Draconian rules, directives and beliefs that render a business unviable, to then be replaced with job creation schemes and then lauded for their success and the jobs created. The Irony will be lost on these clever beggars though.

Employing "rangers" to manage land when it had been managed beforehand, and certainly before the national parks came into being.

It's land nationalisation by the back door and echoes the sentiments of the National Trust, with their "we know best" attitude.
 

exmoor dave

Member
Location
exmoor, uk
Here, Outside of planning issues, NP don't really have much of a say on land management within the NP apart from the land they own in-house.
Natural england via SSSI's and landlords such as NT have a far bigger say (&agenda!).

We had the pleasure of sitting down with Mr Glover on his exmoor stint of his tour of the NPs to produce his report.
Our main points were that National parks are not a snap shot of a particular point in time that must be maintained to that exact image, rather they are living working environments that must be able to move with the times.
That means that houses must be available to help keep people with in the parks, if 2nd homes aren't going to be controlled, then new houses must be able to be built, not just extra houses here and there on farms, but developments in the villages.

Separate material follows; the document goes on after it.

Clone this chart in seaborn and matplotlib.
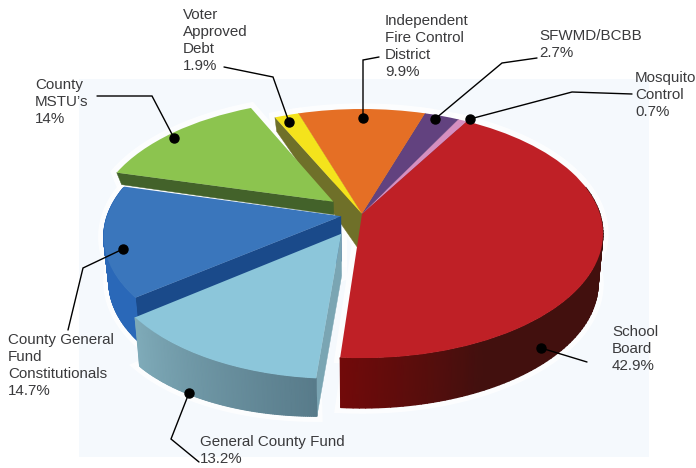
import numpy as np
import matplotlib
matplotlib.use("Agg")
import matplotlib.pyplot as plt
from matplotlib.colors import LinearSegmentedColormap
from matplotlib.transforms import Transform
from matplotlib.patches import Rectangle
import seaborn as sns

# shares, clockwise from the top right
categories = ["School Board", "General County Fund", "County General Fund Constitutionals",
              "County MSTU's", "Voter Approved Debt", "Independent Fire Control District",
              "SFWMD/BCBB", "Mosquito Control"]
shares = [42.9, 13.2, 14.7, 14.0, 1.9, 9.9, 2.7, 0.7]
pulled_out = [0, 0.18, 0.09, 0.16, 0, 0, 0, 0]
slice_radius = [1, 0.96, 0.98, 1, 1, 1, 1, 1]
top_colors = ["#bf2026", "#8cc6da", "#3a76bc", "#8cc44f", "#f4e31c", "#e56f25", "#62427f", "#d68fc0"]
cut_colors = ["#7a1010", "#7aa5b3", "#1a4a8a", "#43622a", "#6f7029", "#8a4a1c", "#3a2850", "#8a5a80"]
wall_near = ["#720a0a", "#7fabb9", "#2a68b8", "#43622a", "#6f7029", "#8a4a1c", "#3a2850", "#8a5a80"]
wall_far = ["#42100e", "#587b8a", "#2a68b8", "#43622a", "#6f7029", "#8a4a1c", "#3a2850", "#8a5a80"]
# wall height in pixels: at the apex, at each end of the arc
wall_height = [(50, 50, 50), (42, 49, 38), (45, 45, 45), (13, 12, 12),
               (40, 14, 14), (14, 14, 14), (14, 14, 14), (14, 14, 14)]

labels = ["School\nBoard\n42.9%", "General County Fund\n13.2%", "County General\nFund\nConstitutionals\n14.7%",
          "County\nMSTU\u2019s\n14%", "Voter\nApproved\nDebt\n1.9%", "Independent\nFire Control\nDistrict\n9.9%",
          "SFWMD/BCBB\n2.7%", "Mosquito\nControl\n0.7%"]
label_pos = [(612, 325), (200, 435), (8, 333), (35, 78), (183, 8), (385, 14), (539, 29), (635, 71)]
# leader lines in pixels: from the text to the dot on the slice
leaders = [[(587, 362), (541, 348)],
           [(199, 462), (171, 439), (189, 393)],
           [(68, 330), (83, 268), (123, 249)],
           [(97, 96), (152, 96), (174, 138)],
           [(224, 67), (273, 77), (289, 122)],
           [(379, 57), (363, 60), (363, 118)],
           [(537, 58), (502, 63), (435, 119)],
           [(632, 94), (572, 92), (470, 119)]]

W, H = 696, 468
CX, CY, RX, RY, PERSP = 362, 214, 238, 121.5, 0.157
BOTTOM_SCALE = 0.98


class DiscToPixels(Transform):
    # tilted view of the unit disc, the near edge comes out larger
    input_dims = output_dims = 2

    def transform_non_affine(self, xy):
        xy = np.asarray(xy, dtype=float)
        s = 1 / (1 + PERSP * xy[:, 1])
        return np.column_stack([CX + RX * xy[:, 0] * s, CY - RY * xy[:, 1] * s])


def drop(pts, height):
    # the lower rim: moved down and slightly in towards the middle
    pts = np.atleast_2d(pts)
    return np.column_stack([CX + (pts[:, 0] - CX) * BOTTOM_SCALE, pts[:, 1] + height])


sns.set_theme(style="white")
plt.rcParams["font.family"] = ["Liberation Sans", "DejaVu Sans"]

fig, ax = plt.subplots(figsize=(W / 100, H / 100), dpi=100)
fig.subplots_adjust(0, 0, 1, 1)

wedges, _ = ax.pie(shares, explode=pulled_out, colors=sns.color_palette(top_colors),
                   startangle=60, counterclock=False, wedgeprops={"linewidth": 0})
ax.set_aspect("auto")
ax.set_xlim(0, W)
ax.set_ylim(H, 0)
ax.axis("off")
ax.add_patch(Rectangle((79, 79), 570, 378, fc="#f5f9fd", ec="none", zorder=0))

to_pixels = DiscToPixels()

# back slices first, then left to the front
draw_order = [5, 6, 7, 4, 3, 2, 0, 1]
for z, i in enumerate(draw_order):
    w = wedges[i]
    w.set_radius(slice_radius[i])
    base = 2 * z + 1
    h_apex, h_a, h_b = wall_height[i]

    t = np.radians(np.linspace(w.theta1, w.theta2, 120))
    arc = to_pixels.transform(np.column_stack([w.center[0] + w.r * np.cos(t), w.center[1] + w.r * np.sin(t)]))
    apex = to_pixels.transform(np.array([w.center]))[0]
    heights = np.linspace(h_a, h_b, len(arc))
    low_arc = drop(arc, heights)
    low_apex = drop(apex, h_apex)[0]

    # white glow round the slice, only outside
    glow = np.vstack([apex, arc, low_arc[::-1], low_apex])
    ax.fill(glow[:, 0], glow[:, 1], fc="white", ec="white", lw=8, alpha=0.75, zorder=0.5)

    # radial cut faces, only those turned towards us
    middle = arc[len(arc) // 2] - apex
    for end, low_end in ((arc[0], low_arc[0]), (arc[-1], low_arc[-1])):
        ex, ey = end - apex
        if ex * (ex * middle[1] - ey * middle[0]) < 0:
            quad = np.array([apex, end, low_end, low_apex])
            ax.fill(quad[:, 0], quad[:, 1], fc=cut_colors[i], ec=cut_colors[i], lw=0.3, zorder=base)

    # outer wall: the part facing us, shaded along the arc
    front = np.sin(t) < 0.25
    X = np.vstack([arc[front, 0], low_arc[front, 0]])
    Y = np.vstack([arc[front, 1], low_arc[front, 1]])
    if front.sum() > 1:
        shade = np.linspace(0, 1, front.sum())
        cmap = LinearSegmentedColormap.from_list("wall", [wall_near[i], wall_far[i]])
        if i == 0:
            # the dark end sets in quickly on the big slice
            shade = np.minimum(shade * 3.5, 1)
        ax.pcolormesh(X, Y, np.vstack([shade, shade]), shading="gouraud", cmap=cmap, vmin=0, vmax=1, zorder=base)

    w.set_transform(to_pixels + ax.transData)
    w.set_clip_on(False)
    w.set_zorder(base + 1)

ax.set_xlim(0, W)
ax.set_ylim(H, 0)

for (x, y), text in zip(label_pos, labels):
    ax.text(x, y, text, fontsize=10.9, color="#3a3a3c", ha="left", va="top", linespacing=1.27, zorder=30)

for pts in leaders:
    px, py = zip(*pts)
    ax.plot(px, py, color="black", lw=1.0, zorder=31, solid_joinstyle="miter")
    ax.plot(px[-1], py[-1], "o", color="black", ms=6.5, zorder=32)

fig.savefig("out.png", dpi=100)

NPs must be more business friendy, if businesses can't develop and grow with in a NP, they'll leave, taking people with them, which ultimately ends up with services like pubs, village shops, schools etc etc going to.
For example a local fencer wants to open a very basic yard to supply fencing materials, but is being blocked by the NP and all the objectors are wealthy incomers people who have bought property on the moor. But small business like this is as much the life blood of areas like this, as farmers, foresters etc etc are.
 
Here, Outside of planning issues, NP don't really have much of a say on land management within the NP apart from the land they own in-house.
Natural england via SSSI's and landlords such as NT have a far bigger say (&agenda!).

We had the pleasure of sitting down with Mr Glover on his exmoor stint of his tour of the NPs to produce his report.
Our main points were that National parks are not a snap shot of a particular point in time that must be maintained to that exact image, rather they are living working environments that must be able to move with the times.
That means that houses must be available to help keep people with in the parks, if 2nd homes aren't going to be controlled, then new houses must be able to be built, not just extra houses here and there on farms, but developments in the villages.

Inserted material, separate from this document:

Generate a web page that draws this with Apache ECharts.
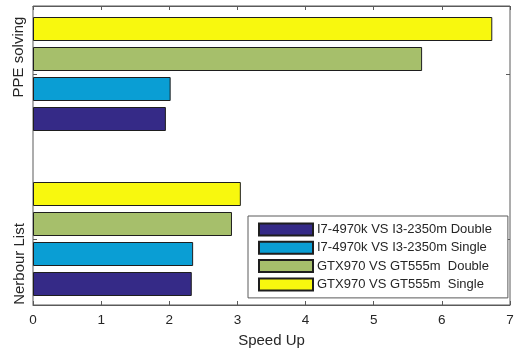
<!DOCTYPE html>
<html>
<head>
<meta charset="utf-8">
<script src="https://cdn.jsdelivr.net/npm/echarts@6/dist/echarts.min.js"></script>
<style>
  html, body { margin: 0; padding: 0; background: #fff; }
  #chart { width: 521px; height: 350px; }
</style>
</head>
<body>
<div id="chart"></div>
<script>
// Benchmark tasks (bottom to top)
const categories = ['Nerbour List', 'PPE solving'];
// Comparison names, in legend order
const seriesNames = [
  'I7-4970k VS I3-2350m Double',
  'I7-4970k VS I3-2350m Single',
  'GTX970 VS GT555m  Double',
  'GTX970 VS GT555m  Single'
];
// Speed-up factors per task
const cpuDouble = [2.33, 1.95];
const cpuSingle = [2.35, 2.02];
const gpuDouble = [2.92, 5.71];
const gpuSingle = [3.05, 6.74];
const seriesValues = [cpuDouble, cpuSingle, gpuDouble, gpuSingle];
// Speed-up axis
const speedMin = 0;
const speedMax = 7;
const speedStep = 1;

const colors = ['#352a87', '#0a9ed4', '#a6bf6b', '#f8f80e'];
const font = 'Liberation Sans, Arial, Helvetica, sans-serif';
const frameColor = '#5a5a5a';
const textColor = '#262626';

const chart = echarts.init(document.getElementById('chart'), null, { renderer: 'canvas' });

// ECharts stacks the first series at the top of each band, so add them
// in reverse to put the first comparison at the bottom.
const bars = seriesNames.map((name, i) => ({
  name: name,
  type: 'bar',
  xAxisIndex: 0,
  yAxisIndex: 0,
  data: seriesValues[i],
  barWidth: 24,
  barGap: '25%',
  itemStyle: { color: colors[i], borderColor: '#1e1e1e', borderWidth: 1 },
  emphasis: { disabled: true },
  z: 2
})).reverse();

chart.setOption({
  animation: false,
  textStyle: { fontFamily: font },
  grid: [
    // bars: band size chosen so the groups sit on the frame ticks
    { left: 33, right: 11, top: -8.5, height: 330, outerBoundsMode: 'none', containLabel: false },
    // visible frame
    { left: 33, right: 11, top: 6, bottom: 45, outerBoundsMode: 'none', containLabel: false,
      show: true, borderColor: frameColor, borderWidth: 1, backgroundColor: 'transparent' }
  ],
  xAxis: [
    { gridIndex: 0, type: 'value', min: speedMin, max: speedMax, interval: speedStep, show: false },
    {
      gridIndex: 1, type: 'value', position: 'bottom',
      min: speedMin, max: speedMax, interval: speedStep,
      axisLine: { show: true, lineStyle: { color: frameColor } },
      axisTick: { show: true, inside: true, length: 4, lineStyle: { color: frameColor } },
      splitLine: { show: false },
      axisLabel: { color: textColor, fontSize: 13.5, margin: 8, fontFamily: font },
      name: 'Speed Up', nameLocation: 'middle', nameGap: 28,
      nameTextStyle: { color: textColor, fontSize: 15, fontFamily: font }
    },
    {
      gridIndex: 1, type: 'value', position: 'top',
      min: speedMin, max: speedMax, interval: speedStep,
      axisLine: { show: true, lineStyle: { color: frameColor } },
      axisTick: { show: true, inside: true, length: 4, lineStyle: { color: frameColor } },
      splitLine: { show: false },
      axisLabel: { show: false }
    }
  ],
  yAxis: [
    {
      gridIndex: 0, type: 'category', data: categories, position: 'left',
      axisLine: { show: false },
      axisTick: { show: true, inside: true, alignWithLabel: true, length: 4, lineStyle: { color: frameColor } },
      axisLabel: { show: false },
      splitLine: { show: false }
    },
    {
      gridIndex: 0, type: 'category', data: categories, position: 'right',
      axisLine: { show: false },
      axisTick: { show: true, inside: true, alignWithLabel: true, length: 4, lineStyle: { color: frameColor } },
      axisLabel: { show: false },
      splitLine: { show: false }
    },
    { gridIndex: 1, type: 'value', min: 0, max: 1, show: false }
  ],
  legend: {
    orient: 'vertical',
    left: 248,
    top: 216,
    data: seriesNames,
    icon: 'rect',
    itemWidth: 54,
    itemHeight: 12,
    itemGap: 4.3,
    padding: [6.5, 16, 6.5, 10],
    borderColor: frameColor,
    borderWidth: 1,
    backgroundColor: '#ffffff',
    selectedMode: false,
    textStyle: { color: textColor, fontSize: 13, lineHeight: 13, fontFamily: font, padding: [0, 0, 0, -1] }
  },
  series: bars
});

// Rotated task names on the left of the frame
const labelSpots = [[20, 264], [19, 57]];
chart.setOption({
  graphic: categories.map((name, i) => ({
    type: 'text',
    x: labelSpots[i][0],
    y: labelSpots[i][1],
    rotation: Math.PI / 2,
    silent: true,
    style: {
      text: name,
      fill: textColor,
      font: '15px ' + font,
      textAlign: 'center',
      textVerticalAlign: 'middle'
    }
  }))
});
</script>
</body>
</html>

NPs must be more business friendy, if businesses can't develop and grow with in a NP, they'll leave, taking people with them, which ultimately ends up with services like pubs, village shops, schools etc etc going to.
For example a local fencer wants to open a very basic yard to supply fencing materials, but is being blocked by the NP and all the objectors are wealthy incomers people who have bought property on the moor. But small business like this is as much the life blood of areas like this, as farmers, foresters etc etc are.


If any member of the public tried to build on a SSSI you'd have no chance.

The government on the other hand can and does build on SSSIs.

I once tried to get many different River Trusts, Environment Agency, Natural England, Environmental Groups to help fight off a government project on a SSSI. Not a single one would help. I eventually realised that ALL these groups get paid by HMG one way or another. They are little more than a bunch of paid stooges to gang up on the general public to stop them or put them under the cosh.

I even got some Freedom of Information from some of the groups which stated how they were helping various government departments overcome their own Environmental standards, telling them how to get around various rules.

These environmental groups are as two faced as they come IMHO.